Published Jan 30, 2021

SOLID
S – Single-responsibility principle
O – Open-closed principle
L – Liskov substitution principle
I – Interface segregation principle
D – Dependency Inversion Principle

Single Responsibility Principle (SRP)
A class should have a single reason to change, meaning that class should have only one job. If we have 2 reasons to change for a class, we have to split the functionality in two classes.
Each class will handle only one responsibility and on future if we need to make one change we are going to make it in the class which handle it.

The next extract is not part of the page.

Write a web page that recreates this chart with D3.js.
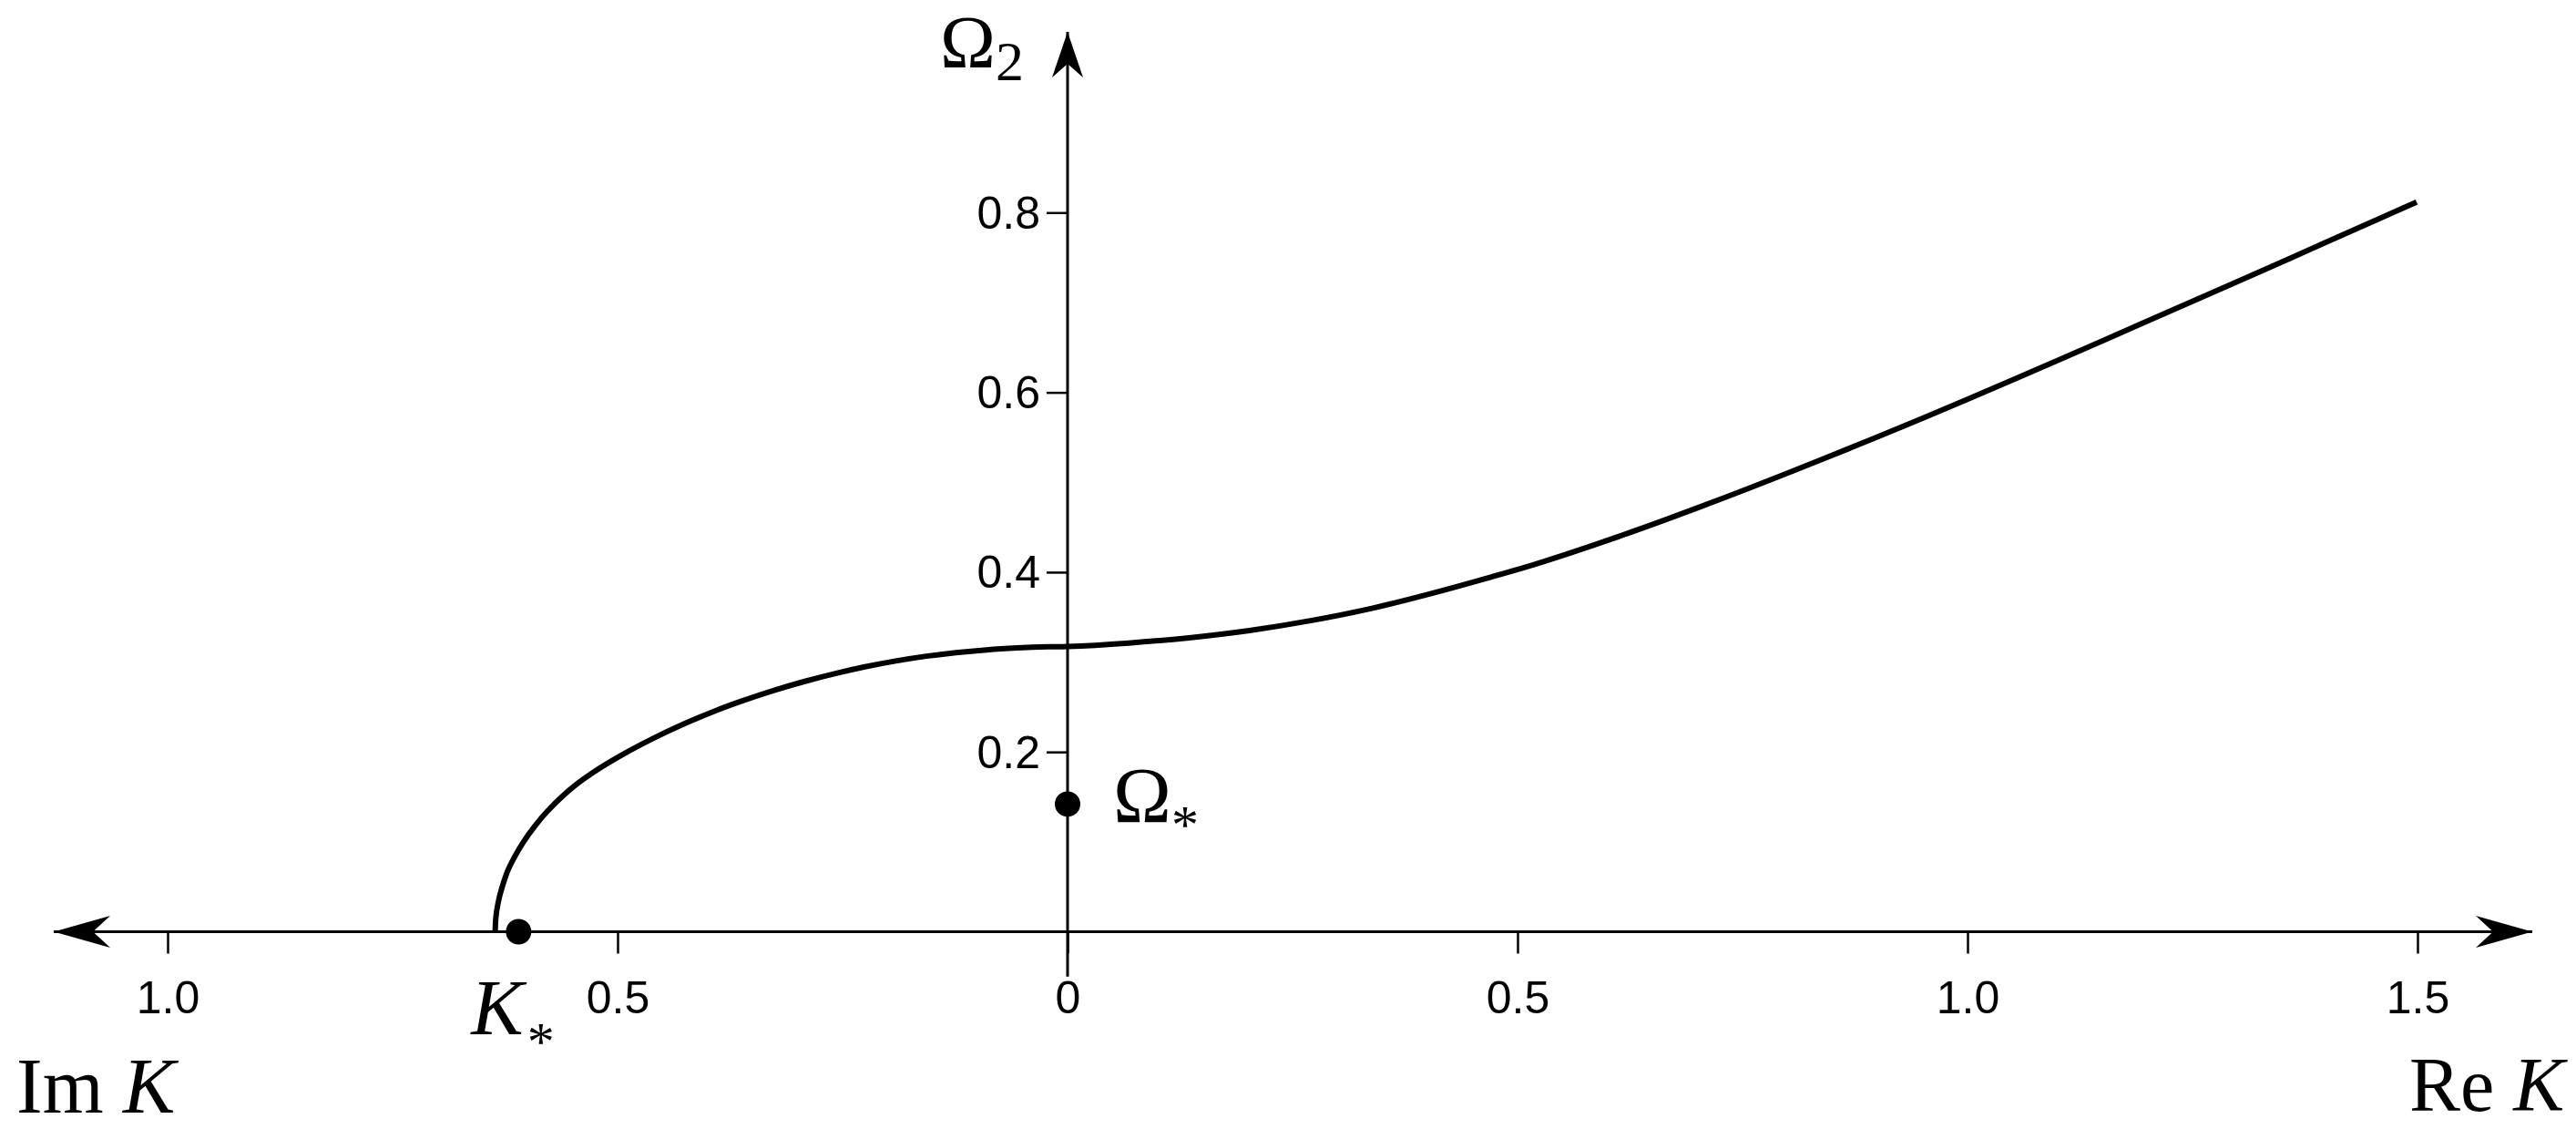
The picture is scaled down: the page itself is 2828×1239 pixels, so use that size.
<!DOCTYPE html>
<html>
<head>
<meta charset="utf-8">
<script src="https://cdn.jsdelivr.net/npm/d3@7"></script>
<style>
  body { margin: 0; background: #fff; }
  svg { display: block; background: #fff; }
  .tick text { font-family: "Liberation Sans", Arial, sans-serif; font-size: 50px; fill: #000; }
  .math { font-family: "Liberation Serif", "Times New Roman", serif; fill: #000; }
</style>
</head>
<body>
<svg width="2828" height="1239"></svg>
<script>
// signed K: negative values are read on the Im K half-axis (left), positive on Re K
const kValues = [
    -0.636, -0.6355, -0.635, -0.634, -0.632, -0.630, -0.627, -0.622, -0.615, -0.605,
    -0.592, -0.578, -0.562, -0.545, -0.528, -0.495, -0.461, -0.427, -0.393, -0.360,
    -0.326, -0.292, -0.258, -0.225, -0.191, -0.157, -0.124, -0.090, -0.056, -0.022, 0,
    0.068, 0.135, 0.202, 0.270, 0.337, 0.405, 0.472, 0.528, 0.596, 0.663,
    0.731, 0.798, 0.866, 0.933, 1.001, 1.057, 1.124, 1.192, 1.259, 1.327,
    1.394, 1.462, 1.499
];
const omegaValues = [
    0, 0.0126, 0.0178, 0.0252, 0.0357, 0.0437, 0.0537, 0.068, 0.0823, 0.0993,
    0.1175, 0.134, 0.150, 0.1645, 0.1767, 0.1968, 0.2148, 0.2308, 0.2451, 0.2573,
    0.2685, 0.2785, 0.2873, 0.2947, 0.3012, 0.3065, 0.3105, 0.3136, 0.3157, 0.317, 0.3173,
    0.3212, 0.327, 0.335, 0.346, 0.3595, 0.3765, 0.395, 0.4115, 0.434, 0.4578,
    0.4833, 0.5094, 0.5366, 0.5641, 0.5927, 0.6168, 0.6459, 0.6758, 0.7053, 0.7352,
    0.765, 0.7953, 0.8118
];
const xTicks = [-1, -0.5, 0, 0.5, 1, 1.5];
const yTicks = [0.2, 0.4, 0.6, 0.8];
const kStar = [-0.61, 0];
const omegaStar = [0, 0.142];
const axisEnds = {left: -1.1265, right: 1.6275, top: 1.001, bottom: -0.05};

let svg = d3.select('svg');

let x = d3.scaleLinear().domain([-1, 1.5]).range([184, 2654]),
    y = d3.scaleLinear().domain([0, 0.8]).range([1022.5, 233.3]);

// axis lines
svg.append('line')
    .attr('x1', x(axisEnds.left)).attr('x2', x(axisEnds.right))
    .attr('y1', y(0)).attr('y2', y(0))
    .attr('stroke', '#000').attr('stroke-width', 3);

svg.append('line')
    .attr('x1', x(0)).attr('x2', x(0))
    .attr('y1', y(axisEnds.bottom)).attr('y2', y(axisEnds.top))
    .attr('stroke', '#000').attr('stroke-width', 3);

// barbed arrow heads, drawn pointing right then rotated
function arrowHead(tx, ty, angle, len, half, notch) {
    svg.append('path')
        .attr('d', `M0,0 L${-len},${-half} L${-len + notch},0 L${-len},${half} Z`)
        .attr('transform', `translate(${tx},${ty}) rotate(${angle})`)
        .attr('fill', '#000');
}
arrowHead(x(axisEnds.right), y(0), 0, 62, 17.5, 19);
arrowHead(x(axisEnds.left), y(0), 180, 62, 17.5, 19);
arrowHead(x(0), y(axisEnds.top), -90, 50, 17, 15);

// ticks
let xAxis = svg.append('g')
    .attr('transform', `translate(0,${y(0)})`)
    .call(d3.axisBottom(x)
        .tickValues(xTicks)
        .tickSize(24)
        .tickFormat(d => d === 0 ? '0' : Math.abs(d).toFixed(1)));
xAxis.select('.domain').remove();
xAxis.selectAll('line').attr('stroke', '#000').attr('stroke-width', 2.5);
xAxis.selectAll('text').attr('dy', null).attr('y', 89);

let yAxis = svg.append('g')
    .attr('transform', `translate(${x(0)},0)`)
    .call(d3.axisLeft(y)
        .tickValues(yTicks)
        .tickSize(23)
        .tickFormat(d3.format('.1f')));
yAxis.select('.domain').remove();
yAxis.selectAll('line').attr('stroke', '#000').attr('stroke-width', 2.5);
yAxis.selectAll('text').attr('dy', null).attr('x', -30).attr('y', 17);

// dispersion curve
let points = kValues.map((k, i) => [k, omegaValues[i]]);
let line = d3.line()
    .x(d => x(d[0]))
    .y(d => y(d[1]))
    .curve(d3.curveCatmullRom.alpha(0.5));

svg.append('path')
    .datum(points)
    .attr('d', line)
    .attr('fill', 'none')
    .attr('stroke', '#000')
    .attr('stroke-width', 6);

// marked points
[kStar, omegaStar].forEach(p => {
    svg.append('circle')
        .attr('cx', x(p[0]))
        .attr('cy', y(p[1]))
        .attr('r', 14)
        .attr('fill', '#000');
});

// labels
let om2 = svg.append('text').attr('class', 'math')
    .attr('x', x(0) - 140).attr('y', 74)
    .attr('font-size', 82)
    .text('\u03A9');
om2.append('tspan').attr('font-size', 62).attr('dy', 14).text('2');

let omS = svg.append('text').attr('class', 'math')
    .attr('x', x(omegaStar[0]) + 50).attr('y', y(omegaStar[1]) + 20)
    .attr('font-size', 86)
    .text('\u03A9');
omS.append('tspan').attr('font-size', 60).attr('dy', 23).text('*');

let kS = svg.append('text').attr('class', 'math')
    .attr('x', x(kStar[0]) - 52).attr('y', y(kStar[1]) + 112)
    .attr('font-size', 86);
kS.append('tspan').attr('font-style', 'italic').text('K');
kS.append('tspan').attr('font-size', 60).attr('dy', 28).attr('dx', 4).text('*');

let imK = svg.append('text').attr('class', 'math')
    .attr('x', 18).attr('y', 1221)
    .attr('font-size', 86);
imK.append('tspan').text('Im ');
imK.append('tspan').attr('font-style', 'italic').text('K');

let reK = svg.append('text').attr('class', 'math')
    .attr('x', 2645).attr('y', 1219)
    .attr('font-size', 84);
reK.append('tspan').text('Re ');
reK.append('tspan').attr('font-style', 'italic').text('K');
</script>
</body>
</html>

The Open-Closed Principle (OCP)
A software module (classes, functions and modules) should be open for extension and closed for modification. Consider it when writing your classes to make sure that when you need to extend their behavior you don’t have to change the class but to extend it.
This principle is applicable when you change the software but it should support backward compatibility, regression testing etc.
Open Close Principle can be ensured by use of Abstract Classes and concrete classes for implementing their behavior.
Some particular cases of OCP are Template Pattern and Strategy Pattern.

Liskov’s Substitution Principle (LSP)
Subtypes must be completely substitutable for their base types.
Make sure that new derived classes are extending the base classes without changing their behavior.
New derived classes should be able to replace the base classes without any change in the code.

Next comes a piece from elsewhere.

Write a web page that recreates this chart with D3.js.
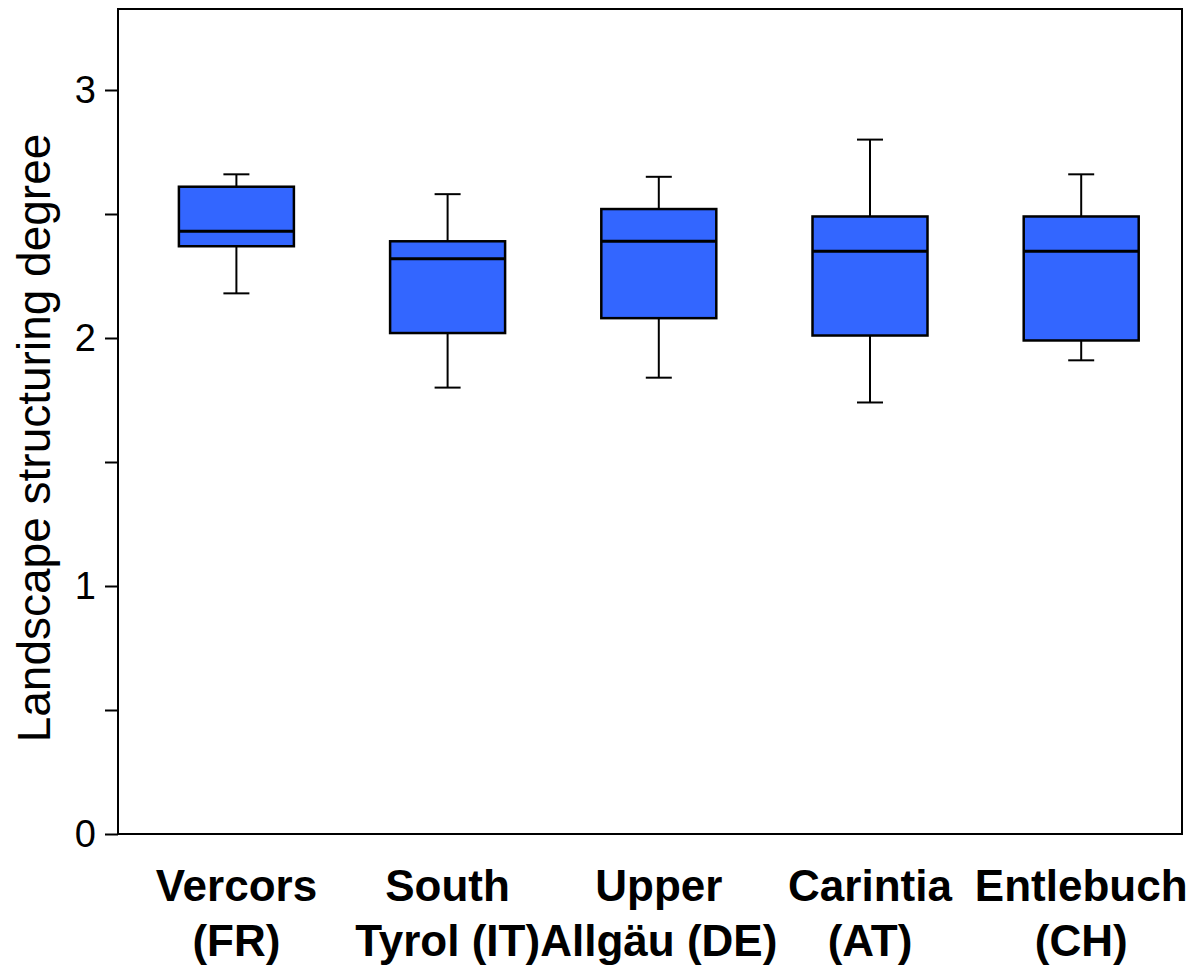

Interface Segregation Principle (ISP)
Many specific interfaces are better than a single general interface.
A client should never be forced to implement an interface that it doesn’t use or clients shouldn’t be forced to depend on methods they do not use.
Add only methods to an interface that should be there. If we add methods that should not be there the classes implementing the interface will have to implement those methods as well.
Interfaces containing methods that are not specific to it are called polluted or fat interfaces. We should avoid them.

Dependency Inversion Principle
I Don't Care How, Just Give Me What I Want
Entities must depend on abstractions not on concretions. It states that the high level module must not depend on the low level module, but they should depend on abstractions.
Also known as “Inversion of Control”.
Factories and Abstract Factories can be used as dependency frameworks, but there are specialized frameworks for that, known as Inversion of Control Container.